In all this I think we can say that Nietzsche was right and in that era we did kill God, and that unfortunately the perils of having done so are clear. In that time the powers of the new social order proved themselves strong, and in the empty throne of the Divine Monarch, the forces which came to rule us were the cold brutal abstractions of capitalism. In place of the King or Emperor, the drive to profit gives license to a million petty lords, bosses who demand their employees sacrifice just that extra bit so that they can report a fraction of a percent efficiency gains to their boss, who puts together a presentation for an assemblage of twerps using their money to gain greater wealth at the expense of the masses.
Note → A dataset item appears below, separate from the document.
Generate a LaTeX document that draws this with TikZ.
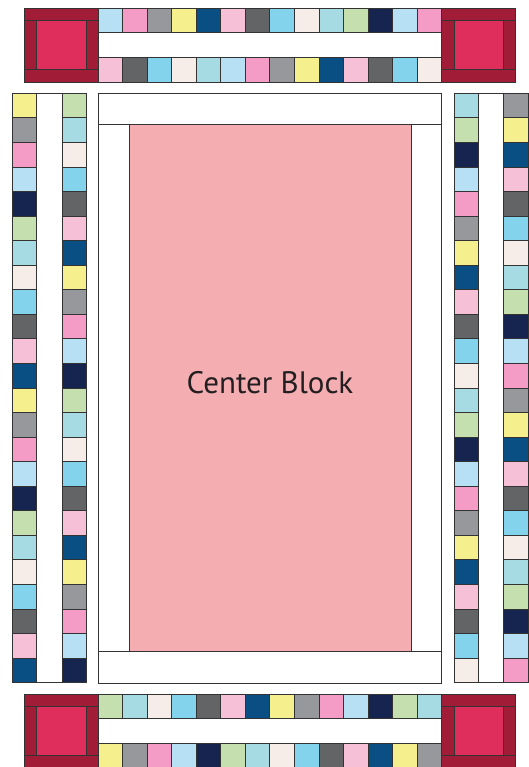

The dead god Capitalism now sits as the gatekeeper to Heaven, hoarding the fruits of human endeavor, atomizing us to keep the people from organizing our inherent power.

 

This, rather than the sclerotic libertarianism of LaVey, is the struggle that I propose is the most Satanic work possible: To find the boss that pits you against your fellow workers and unionize to overthrow their control of your livelihood; to find the government that sets upon you laws that keep your neighbors at each other’s throats and depose them to build a community and society that works for the betterment of all; to find the church or cult that claims to know the way to true peace and comfort and to destroy their lies that keep people from finding the sacred in all of humanity. In a shared experience, humanity has true power, and in spite of Satanists of the past asserting that every man is a god, in shared purpose humanity in total will become God when the last gatekeepers are overthrown.